IEW Profile: Peterson Faina

Thursday, December 3, 2020

Visiting Scholar Peterson Faina came to UMass Amherst in hopes of solving an ancient ecological mystery: what happened to the megafauna of Madagascar? Faina, a citizen of the country, has studied at the University in collaboration with the Geosciences and Anthropology departments three times since 2015. The international collective is working together to explain the rapid population crash of megafauna—including animals such as pygmy hippopotamuses, giant lemurs, elephant birds, horned crocodiles, and other large-bodied vertebrates—in Madagascar between 700-1000 AD.

Climate change was initially thought to be the primary cause of the species’ extinction; to test this theory, Faina used stalagmites from caves to reconstruct the climate and vegetation of the time. “Stalagmite gives you a snapshot of what was going on at that time in terms of environment and climate,” he says.

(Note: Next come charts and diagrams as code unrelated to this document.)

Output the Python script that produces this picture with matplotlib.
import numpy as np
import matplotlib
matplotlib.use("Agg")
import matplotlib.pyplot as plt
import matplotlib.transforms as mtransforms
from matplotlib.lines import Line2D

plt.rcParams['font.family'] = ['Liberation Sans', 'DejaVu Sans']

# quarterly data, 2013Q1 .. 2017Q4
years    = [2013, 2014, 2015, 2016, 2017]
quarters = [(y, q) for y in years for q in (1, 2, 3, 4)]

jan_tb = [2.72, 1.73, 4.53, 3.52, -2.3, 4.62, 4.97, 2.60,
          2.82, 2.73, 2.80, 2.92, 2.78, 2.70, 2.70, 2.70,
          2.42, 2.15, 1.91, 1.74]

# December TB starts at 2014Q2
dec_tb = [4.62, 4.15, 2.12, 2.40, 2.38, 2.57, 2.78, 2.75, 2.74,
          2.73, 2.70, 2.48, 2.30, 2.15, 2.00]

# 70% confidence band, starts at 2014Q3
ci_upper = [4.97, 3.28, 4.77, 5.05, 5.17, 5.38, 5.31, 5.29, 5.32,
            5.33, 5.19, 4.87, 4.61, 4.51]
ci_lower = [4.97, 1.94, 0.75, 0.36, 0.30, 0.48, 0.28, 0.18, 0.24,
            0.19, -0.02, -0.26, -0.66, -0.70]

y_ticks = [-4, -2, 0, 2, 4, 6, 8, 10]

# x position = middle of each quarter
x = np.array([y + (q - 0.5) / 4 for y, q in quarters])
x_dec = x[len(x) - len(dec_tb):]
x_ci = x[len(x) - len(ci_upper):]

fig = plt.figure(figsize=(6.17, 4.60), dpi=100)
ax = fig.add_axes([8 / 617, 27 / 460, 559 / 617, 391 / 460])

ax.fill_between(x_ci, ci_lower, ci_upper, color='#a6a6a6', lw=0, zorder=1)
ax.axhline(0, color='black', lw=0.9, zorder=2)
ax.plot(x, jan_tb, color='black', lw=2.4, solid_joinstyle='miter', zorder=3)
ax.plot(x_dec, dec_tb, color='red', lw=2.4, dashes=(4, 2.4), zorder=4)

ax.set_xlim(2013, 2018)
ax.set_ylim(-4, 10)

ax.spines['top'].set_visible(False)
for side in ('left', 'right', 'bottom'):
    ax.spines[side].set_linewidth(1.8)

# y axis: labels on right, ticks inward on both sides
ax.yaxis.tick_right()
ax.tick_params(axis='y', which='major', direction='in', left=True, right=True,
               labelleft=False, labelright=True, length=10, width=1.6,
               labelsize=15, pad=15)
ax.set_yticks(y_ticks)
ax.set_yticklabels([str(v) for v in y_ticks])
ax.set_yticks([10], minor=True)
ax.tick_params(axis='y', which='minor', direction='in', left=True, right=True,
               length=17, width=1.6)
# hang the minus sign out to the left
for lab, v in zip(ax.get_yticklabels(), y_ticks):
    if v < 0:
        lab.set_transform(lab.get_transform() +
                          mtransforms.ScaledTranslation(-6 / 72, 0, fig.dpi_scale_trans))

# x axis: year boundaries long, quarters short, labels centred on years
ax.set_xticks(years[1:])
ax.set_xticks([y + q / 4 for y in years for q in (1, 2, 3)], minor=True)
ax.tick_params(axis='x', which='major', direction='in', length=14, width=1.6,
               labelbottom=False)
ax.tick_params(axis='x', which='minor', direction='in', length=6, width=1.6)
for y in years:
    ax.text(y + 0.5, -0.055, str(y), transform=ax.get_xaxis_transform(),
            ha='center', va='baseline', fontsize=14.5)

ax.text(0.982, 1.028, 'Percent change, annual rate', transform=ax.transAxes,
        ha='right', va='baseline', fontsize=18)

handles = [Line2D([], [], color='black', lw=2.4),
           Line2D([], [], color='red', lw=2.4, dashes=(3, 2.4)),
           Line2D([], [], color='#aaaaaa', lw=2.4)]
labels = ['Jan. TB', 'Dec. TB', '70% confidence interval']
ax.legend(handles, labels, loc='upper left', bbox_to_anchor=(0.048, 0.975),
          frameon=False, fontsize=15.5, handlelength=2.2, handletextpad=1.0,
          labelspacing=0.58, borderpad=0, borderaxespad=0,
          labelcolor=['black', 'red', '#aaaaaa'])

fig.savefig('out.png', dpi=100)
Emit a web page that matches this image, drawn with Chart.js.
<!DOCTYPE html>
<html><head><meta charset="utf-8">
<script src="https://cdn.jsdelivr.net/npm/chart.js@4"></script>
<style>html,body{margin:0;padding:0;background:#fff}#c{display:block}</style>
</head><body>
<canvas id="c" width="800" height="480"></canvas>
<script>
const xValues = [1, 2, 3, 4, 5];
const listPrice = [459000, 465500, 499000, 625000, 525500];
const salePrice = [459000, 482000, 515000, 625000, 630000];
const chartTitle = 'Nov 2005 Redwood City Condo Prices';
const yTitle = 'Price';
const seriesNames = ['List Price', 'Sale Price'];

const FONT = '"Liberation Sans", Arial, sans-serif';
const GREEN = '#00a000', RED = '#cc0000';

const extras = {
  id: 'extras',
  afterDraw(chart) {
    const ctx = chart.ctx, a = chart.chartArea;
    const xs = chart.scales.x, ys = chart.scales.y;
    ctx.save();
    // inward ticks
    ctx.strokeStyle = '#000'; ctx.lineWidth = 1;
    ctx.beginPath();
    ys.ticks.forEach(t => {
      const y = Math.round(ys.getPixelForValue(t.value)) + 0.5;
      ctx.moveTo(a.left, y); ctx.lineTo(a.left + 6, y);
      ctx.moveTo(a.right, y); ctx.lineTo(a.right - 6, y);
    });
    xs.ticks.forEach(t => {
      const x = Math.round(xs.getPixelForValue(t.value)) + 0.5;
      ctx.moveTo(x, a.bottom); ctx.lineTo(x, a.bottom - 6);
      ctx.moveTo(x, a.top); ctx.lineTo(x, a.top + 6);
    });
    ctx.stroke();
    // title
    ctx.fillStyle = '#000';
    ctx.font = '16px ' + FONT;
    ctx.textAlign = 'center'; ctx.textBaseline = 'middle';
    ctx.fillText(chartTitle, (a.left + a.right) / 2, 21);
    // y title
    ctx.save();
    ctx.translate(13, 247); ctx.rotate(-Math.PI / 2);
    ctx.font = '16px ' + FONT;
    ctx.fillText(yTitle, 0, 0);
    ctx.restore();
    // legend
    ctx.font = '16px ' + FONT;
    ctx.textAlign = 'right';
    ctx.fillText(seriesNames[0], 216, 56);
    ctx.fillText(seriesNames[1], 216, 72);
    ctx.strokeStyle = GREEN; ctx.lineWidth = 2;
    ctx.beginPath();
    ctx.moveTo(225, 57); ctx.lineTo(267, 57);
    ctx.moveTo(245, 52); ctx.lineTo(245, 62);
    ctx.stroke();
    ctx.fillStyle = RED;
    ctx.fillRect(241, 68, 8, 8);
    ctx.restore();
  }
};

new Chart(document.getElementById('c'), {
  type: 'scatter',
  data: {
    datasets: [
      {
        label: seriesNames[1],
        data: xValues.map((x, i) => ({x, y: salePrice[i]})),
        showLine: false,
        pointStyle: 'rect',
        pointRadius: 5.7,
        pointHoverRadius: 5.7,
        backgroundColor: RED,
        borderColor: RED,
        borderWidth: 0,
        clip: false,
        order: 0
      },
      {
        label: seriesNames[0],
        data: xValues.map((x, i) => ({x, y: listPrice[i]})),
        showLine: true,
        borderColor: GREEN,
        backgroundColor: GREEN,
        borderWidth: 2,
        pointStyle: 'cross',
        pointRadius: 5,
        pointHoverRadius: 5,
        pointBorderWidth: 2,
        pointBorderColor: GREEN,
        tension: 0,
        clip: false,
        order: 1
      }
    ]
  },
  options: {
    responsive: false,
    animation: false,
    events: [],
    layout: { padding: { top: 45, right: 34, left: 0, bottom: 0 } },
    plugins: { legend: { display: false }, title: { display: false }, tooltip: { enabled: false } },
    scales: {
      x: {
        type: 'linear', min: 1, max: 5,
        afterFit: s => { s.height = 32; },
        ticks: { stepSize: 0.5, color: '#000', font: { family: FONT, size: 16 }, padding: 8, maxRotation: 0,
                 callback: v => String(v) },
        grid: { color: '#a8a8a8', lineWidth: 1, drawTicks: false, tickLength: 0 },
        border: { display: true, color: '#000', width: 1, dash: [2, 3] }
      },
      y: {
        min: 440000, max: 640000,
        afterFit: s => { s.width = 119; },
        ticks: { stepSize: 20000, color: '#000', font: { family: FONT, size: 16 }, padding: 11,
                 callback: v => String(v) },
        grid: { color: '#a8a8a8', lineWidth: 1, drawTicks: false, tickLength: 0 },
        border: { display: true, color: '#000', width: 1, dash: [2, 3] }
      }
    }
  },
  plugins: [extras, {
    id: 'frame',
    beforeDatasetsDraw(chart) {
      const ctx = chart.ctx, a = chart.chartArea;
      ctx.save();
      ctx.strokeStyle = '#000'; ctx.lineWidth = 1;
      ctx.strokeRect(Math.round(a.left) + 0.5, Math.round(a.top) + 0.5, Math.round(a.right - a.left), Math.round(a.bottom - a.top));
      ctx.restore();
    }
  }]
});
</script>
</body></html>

Faina and the research team— led by Stephen Burns (professor of geosciences) and Laurie Godfrey (professor emeritus, anthropology)— found that although some places in Madagascar experienced a drying of the climate at the time, the biggest factor in the extinction was human encroachment on the megafauna’s territory.

A global expansion of trade, the subsequent influx of new settlers in Madagascar, and a shift from hunting and foraging to herding and farming all led to a change in the island’s environment that local wildlife couldn’t overcome. This in turn led to a loss of habitat and eventual extinction of the megafauna. Faina says understanding these concepts can potentially help prevent future extinctions: “It is a means of understanding the past in order to better manage the present and preserve the future,” he says.

Faina most recently spent the Spring 2020 semester at UMass, returning to Madagascar in September. He continues this research to this day, with plans to present his doctoral dissertation at Université d’Antananarivo Madagascar in Spring 2021.